■ What you should do
Take the listing from its first line through the line that contains "err_blue = [0.3, 0.3, 0.3, 0.3, 0.3]" and please retype those lines exactly, leaving out the pictures.

■ Material

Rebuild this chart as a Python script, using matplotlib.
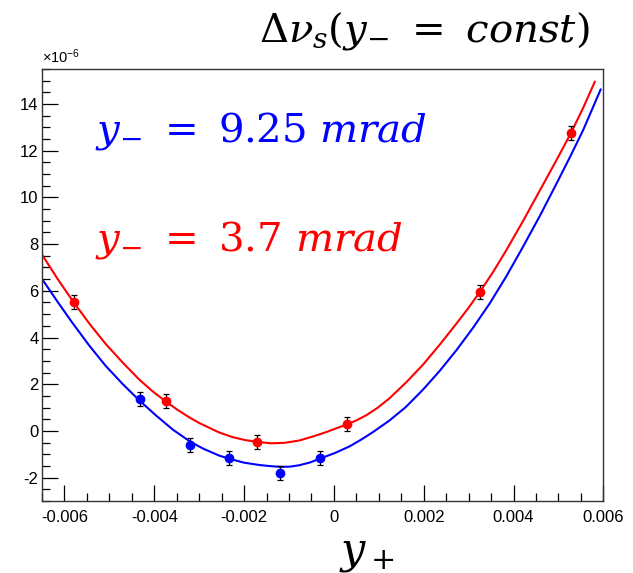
import matplotlib
matplotlib.use('Agg')
import matplotlib.pyplot as plt
from matplotlib.ticker import MultipleLocator, FuncFormatter

# measured points (delta nu_s in units of 1e-6)
y_plus_red = [-0.00578, -0.00374, -0.00172, 0.00029, 0.00325, 0.00528]
dnu_red = [5.50, 1.27, -0.48, 0.28, 5.94, 12.76]
err_red = [0.3, 0.3, 0.3, 0.3, 0.3, 0.3]

y_plus_blue = [-0.00432, -0.00321, -0.00233, -0.00119, -0.00030]
dnu_blue = [1.35, -0.61, -1.18, -1.80, -1.18]
err_blue = [0.3, 0.3, 0.3, 0.3, 0.3]

# fitted curves
fit_x_red = [-0.00649, -0.00615, -0.00580, -0.00544, -0.00508, -0.00470, -0.00433,
             -0.00404, -0.00375, -0.00348, -0.00322, -0.00299, -0.00255, -0.00225,
             -0.00198, -0.00171, -0.00140, -0.00110, -0.00077, -0.00047, -0.00017,
             0.00005, 0.00028, 0.00050, 0.00072, 0.00098, 0.00124, 0.00161,
             0.00199, 0.00236, 0.00273, 0.00299, 0.00325, 0.00355, 0.00384,
             0.00421, 0.00459, 0.00493, 0.00528, 0.00555, 0.00581]
fit_y_red = [7.52, 6.50, 5.52, 4.58, 3.72, 2.92, 2.19,
             1.70, 1.27, 0.90, 0.58, 0.33, -0.07, -0.27,
             -0.39, -0.47, -0.53, -0.51, -0.41, -0.24, -0.05,
             0.11, 0.27, 0.45, 0.67, 1.00, 1.40, 2.08,
             2.85, 3.70, 4.60, 5.25, 5.95, 6.82, 7.74,
             8.98, 10.31, 11.50, 12.76, 13.83, 14.95]

fit_x_blue = [-0.00649, -0.00615, -0.00582, -0.00545, -0.00508, -0.00470, -0.00433,
              -0.00396, -0.00359, -0.00320, -0.00290, -0.00255, -0.00233, -0.00200,
              -0.00166, -0.00140, -0.00119, -0.00098, -0.00077, -0.00053, -0.00030,
              0.00003, 0.00035, 0.00061, 0.00087, 0.00124, 0.00160, 0.00199,
              0.00236, 0.00273, 0.00310, 0.00347, 0.00384, 0.00421, 0.00459,
              0.00496, 0.00525, 0.00555, 0.00594]
fit_y_blue = [6.48, 5.52, 4.62, 3.66, 2.78, 2.00, 1.30,
              0.66, 0.06, -0.46, -0.77, -1.06, -1.19, -1.36,
              -1.46, -1.51, -1.54, -1.53, -1.47, -1.35, -1.18,
              -0.94, -0.66, -0.37, -0.05, 0.45, 1.02, 1.78,
              2.58, 3.46, 4.42, 5.46, 6.62, 7.88, 9.22,
              10.60, 11.70, 12.88, 14.62]

plt.rcParams['font.family'] = 'Liberation Sans'
plt.rcParams['mathtext.fontset'] = 'dejavuserif'
plt.rcParams['axes.unicode_minus'] = False

fig = plt.figure(figsize=(6.33, 5.73), dpi=100)
ax = fig.add_axes([0.0664, 0.1257, 0.8867, 0.7539])

ax.plot(fit_x_red, fit_y_red, color='#ff0000', lw=1.5, solid_joinstyle='round')
ax.plot(fit_x_blue, fit_y_blue, color='#0000ff', lw=1.5, solid_joinstyle='round')

ax.errorbar(y_plus_red, dnu_red, yerr=err_red, fmt='none', ecolor='black',
            elinewidth=0.9, capsize=2, capthick=0.9)
ax.errorbar(y_plus_blue, dnu_blue, yerr=err_blue, fmt='none', ecolor='black',
            elinewidth=0.9, capsize=2, capthick=0.9)
ax.plot(y_plus_red, dnu_red, 'o', color='#ff0000', ms=6, mec='#ff0000')
ax.plot(y_plus_blue, dnu_blue, 'o', color='#0000ff', ms=6, mec='#0000ff')

ax.set_xlim(-0.0065, 0.006)
ax.set_ylim(-3, 15.5)

ax.xaxis.set_major_locator(MultipleLocator(0.002))
ax.xaxis.set_minor_locator(MultipleLocator(0.0005))
ax.yaxis.set_major_locator(MultipleLocator(2))
ax.yaxis.set_minor_locator(MultipleLocator(0.5))
fmt = FuncFormatter(lambda v, p: '%g' % round(v, 6))
ax.xaxis.set_major_formatter(fmt)
ax.yaxis.set_major_formatter(fmt)

ax.tick_params(which='both', direction='in', top=False, right=False, labelsize=12)
ax.tick_params(which='major', length=11.5, width=0.9)
ax.tick_params(which='minor', length=5.8, width=0.9)
ax.tick_params(axis='x', pad=6.5)
ax.tick_params(axis='y', pad=2.5)
for s in ax.spines.values():
    s.set_color('#333333')
    s.set_linewidth(1.0)

# exponent marker of the y axis
fig.text(42 / 633, 1 - 63 / 573, '×10$^{\\mathregular{-6}}$', fontsize=10.5,
         ha='left', va='baseline')

fig.text(0.150, 1 - 142 / 573, r'$y_{-}\ =\ 9.25\ mrad$', color='#0000ff',
         fontsize=29, ha='left', va='baseline')
fig.text(0.150, 1 - 250 / 573, r'$y_{-}\ =\ 3.7\ mrad$', color='#ff0000',
         fontsize=29, ha='left', va='baseline')

fig.text(0.932, 1 - 42 / 573, r'$\Delta\nu_s(y_{-}\ =\ const)$',
         fontsize=29, ha='right', va='baseline')
fig.text(0.58, 1 - 562 / 573, r'$y_+$', fontsize=31, ha='center', va='baseline')

fig.savefig('out.png', dpi=100)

■ Answer in full
Rebuild this chart as a Python script, using matplotlib.
import matplotlib
matplotlib.use('Agg')
import matplotlib.pyplot as plt
from matplotlib.ticker import MultipleLocator, FuncFormatter

# measured points (delta nu_s in units of 1e-6)
y_plus_red = [-0.00578, -0.00374, -0.00172, 0.00029, 0.00325, 0.00528]
dnu_red = [5.50, 1.27, -0.48, 0.28, 5.94, 12.76]
err_red = [0.3, 0.3, 0.3, 0.3, 0.3, 0.3]

y_plus_blue = [-0.00432, -0.00321, -0.00233, -0.00119, -0.00030]
dnu_blue = [1.35, -0.61, -1.18, -1.80, -1.18]
err_blue = [0.3, 0.3, 0.3, 0.3, 0.3]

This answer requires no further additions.